Our dining party included six people, so we decided everyone would select a dish, and we’d simply pass them around the table family style–an approach I highly recommend. We agreed to divvy up our choices, including pasta, risotto, and protein options.
We started with Handkerchief Pasta with Rustic Pork Ragu. Although certainly not the most adventurous dish on the table, the fresh pasta and hearty ragu were hearty and delicious, and hit the spot on our wintery visit.
Our other pasta selection came at our waiter’s suggestion. This dish featured Spaghettini with Sardinian cured tuna heart, egg yolk, and parsley. This dish is the type of unexpected oddity diners should seek out at Incanto. The tuna was cured until crunchy and salty.

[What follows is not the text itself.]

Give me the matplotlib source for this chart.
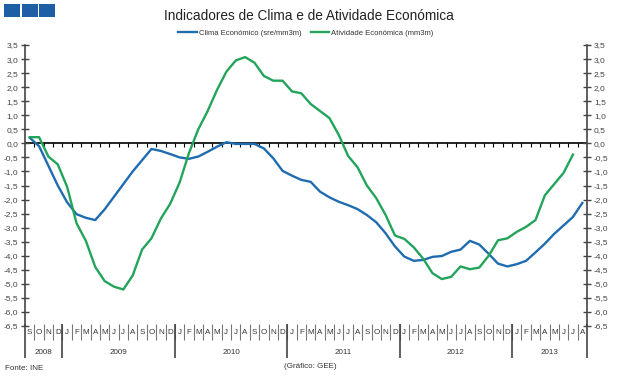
import matplotlib
matplotlib.use("Agg")
import matplotlib.pyplot as plt
import numpy as np
from matplotlib.patches import Rectangle

plt.rcParams['font.family'] = ['Liberation Sans', 'DejaVu Sans']

# Sep 2008 .. Aug 2013
month_letters = ["S", "O", "N", "D"] + ["J", "F", "M", "A", "M", "J", "J", "A", "S", "O", "N", "D"] * 4 + ["J", "F", "M", "A", "M", "J", "J", "A"]
years = ["2008", "2009", "2010", "2011", "2012", "2013"]
year_months = [4, 12, 12, 12, 12, 8]

clima = [0.2, -0.1, -0.8, -1.5, -2.1, -2.52, -2.65, -2.73, -2.35, -1.9, -1.45, -1.0,
         -0.6, -0.2, -0.27, -0.38, -0.5, -0.55, -0.47, -0.3, -0.12, 0.04, -0.02, -0.02,
         -0.02, -0.18, -0.53, -0.98, -1.15, -1.3, -1.37, -1.72, -1.92, -2.08, -2.2, -2.34,
         -2.55, -2.81, -3.2, -3.67, -4.03, -4.18, -4.15, -4.04, -4.01, -3.86, -3.78, -3.47,
         -3.6, -3.93, -4.28, -4.38, -4.3, -4.18, -3.88, -3.57, -3.22, -2.92, -2.62, -2.12]

atividade = [0.22, 0.22, -0.47, -0.75, -1.55, -2.84, -3.47, -4.4, -4.9, -5.1, -5.2, -4.7,
             -3.78, -3.38, -2.68, -2.15, -1.4, -0.35, 0.5, 1.15, 1.9, 2.55, 2.95, 3.07,
             2.87, 2.4, 2.23, 2.23, 1.85, 1.78, 1.4, 1.15, 0.9, 0.3, -0.45, -0.85,
             -1.5, -1.95, -2.55, -3.28, -3.4, -3.7, -4.1, -4.62, -4.83, -4.75, -4.38, -4.48,
             -4.42, -4.0, -3.45, -3.38, -3.15, -2.97, -2.73, -1.85, -1.45, -1.05, -0.4, np.nan]

BLUE = "#1F6CB0"
GREEN = "#22A45A"
AXC = "#444444"
TXT = "#333333"

W, H = 617, 379
fig = plt.figure(figsize=(W / 100, H / 100), dpi=100)
L, R, T, B = 25, 587, 45, 326
ax = fig.add_axes([L / W, 1 - B / H, (R - L) / W, (B - T) / H])

n = len(clima)
x = np.arange(n)
ax.plot(x, clima, color=BLUE, lw=1.7, label="Clima Económico (sre/mm3m)", solid_joinstyle='round')
ax.plot(x, atividade, color=GREEN, lw=1.7, label="Atividade Económica (mm3m)", solid_joinstyle='round')

ax.set_xlim(-0.5, n - 0.5)
ax.set_ylim(-6.5, 3.5)
yt = np.arange(-6.5, 3.51, 0.5)
ax.set_yticks(yt)
ax.set_yticklabels([f"{v:.1f}".replace(".", ",") for v in yt])
ax.set_xticks([])
for s in ["top", "bottom", "right"]:
    ax.spines[s].set_visible(False)
ax.spines["left"].set_color(AXC)
ax.spines["left"].set_linewidth(1.2)
ax.tick_params(axis="y", direction="inout", length=6, width=1, color=AXC,
               labelsize=6, labelcolor="#444444", pad=2)

ax2 = ax.twinx()
ax2.set_ylim(-6.5, 3.5)
ax2.set_yticks(yt)
ax2.set_yticklabels([f"{v:.1f}".replace(".", ",") for v in yt])
for s in ["top", "bottom", "left"]:
    ax2.spines[s].set_visible(False)
ax2.spines["right"].set_color(AXC)
ax2.spines["right"].set_linewidth(1.2)
ax2.tick_params(axis="y", direction="inout", length=6, width=1, color=AXC,
                labelsize=6, labelcolor="#444444", pad=2)

# zero line with small ticks at month boundaries
ax.axhline(0, color="black", lw=1.2, zorder=1)
bounds = np.arange(0.5, n - 0.5, 1)
ax.vlines(bounds, -0.12, 0, color="black", lw=0.8, zorder=1)

# category axis (months + years)
tr = ax.get_xaxis_transform()
axh = B - T
def ay(py):
    return (B - py) / axh

ax.vlines(bounds, ay(340), ay(324), color="#777777", lw=0.8, transform=tr, clip_on=False)
for i, m in enumerate(month_letters):
    ax.text(i, ay(333), m, transform=tr, ha="center", va="center", fontsize=5.8, color=TXT)

edges = np.concatenate([[0], np.cumsum(year_months)]) - 0.5
ax.vlines(edges, ay(358), ay(324), color=AXC, lw=1.2, transform=tr, clip_on=False)
for k, yr in enumerate(years):
    c = (edges[k] + edges[k + 1]) / 2
    ax.text(c, ay(352), yr, transform=tr, ha="center", va="center", fontsize=5.8, color=TXT)

# title & legend
fig.text(309 / W, 1 - 16 / H, "Indicadores de Clima e de Atividade Económica",
         ha="center", va="center", fontsize=9.8, color="#222222")
leg = ax.legend(loc="center", bbox_to_anchor=(0.5, 1 + (T - 33) / axh), ncol=2, frameon=False,
                fontsize=5.5, handlelength=2.4, handletextpad=0.3, columnspacing=1.2,
                labelcolor=TXT)

# logo squares
for k in range(3):
    fig.add_artist(Rectangle(((4 + 17.5 * k) / W, 1 - 17 / H), 16 / W, 13 / H,
                             transform=fig.transFigure, color="#1D5EA6", lw=0))

fig.text(5 / W, 1 - 368 / H, "Fonte: INE", ha="left", va="center", fontsize=5.8, color=TXT)
fig.text(310 / W, 1 - 367 / H, "(Gráfico: GEE)", ha="center", va="center", fontsize=5.8, color=TXT)

fig.savefig("out.png", dpi=100)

It was presented atop the spaghettini in tiny shredded pieces. The striking appearance of this dish (reminiscent of a sea urchin) paired with the unexpected crispiness and saltiness made for a surprising textural composition. Perhaps most importantly, though, the whimsy of this dish just made it fun to eat and talk about. (Oddly enough, as I prepared to write this review, I flipped through the April 2011 Food and Wine magazine that was just delivered to my mailbox. Chef Cosentino coincidentally offers a recipe for a simplified version of this dish that readers can make at home).
Next we tried the Hedgehog Mushroom and Burdock Root Risotto. Like all great risottos, this dish was creamy, warm, and delicate. The hedgehog mushrooms offered an earthiness that was perfectly complemented by the subtle sweetness of the burdock root. I would eat this dish over and over again.
From the risotto, we moved to the entrees. The Tuscan Tilemakers’ Stew featured slow cooked venison that was accompanied by pear, root vegetables, and black pepper. The stew was pure comfort food goodness with a hearty broth and cut-with-a-fork tender chunks of meat. The only complaint about this dish was the large circular pastry that came resting atop the stew. The pastry’s size and hardness made it difficult to maneuver and eat. So, we pushed it aside and finished off the rest of this tasty dish.
Next up was the Roasted Lamb Neck, which was perhaps the most beautiful dish of the night. The lamb neck was cooked to perfection with the outside afforded the perfect crispiness. The lamb was served with potatoes, sauteed tasoi, and finished off with a gremolata that provided the perfect zip of acid to the dish. I felt badly for the dining companion who ordered this dish… I wouldn’t have wanted to share it.
The final dish we sampled featured pork cheeks, cippolini, and polenta. Now, granted, this was not the prettiest dish of the night, but the pork cheeks were cooked to perfection with a richness and tenderness that married perfectly with the polenta and jus below. This dish (like the liver and tuna heart before it) underscores point that Incanto is out to make–that often forgotten or discarded parts can be delicious, elegant, and whimsical.
What Chef Cosentino and the kitchen at Incanto do that makes this restaurant exciting and worth a trek is takes cooking extremely seriously without taking themselves too seriously. The food at Incanto is unexpected, crafted with care, and above all, fun. Incanto is the kind of place that encourages experimentation, talking, and laughter. You might find yourself forgetting that your eating faces, feet, and internal organs… but then again, I’m pretty sure that is the plan.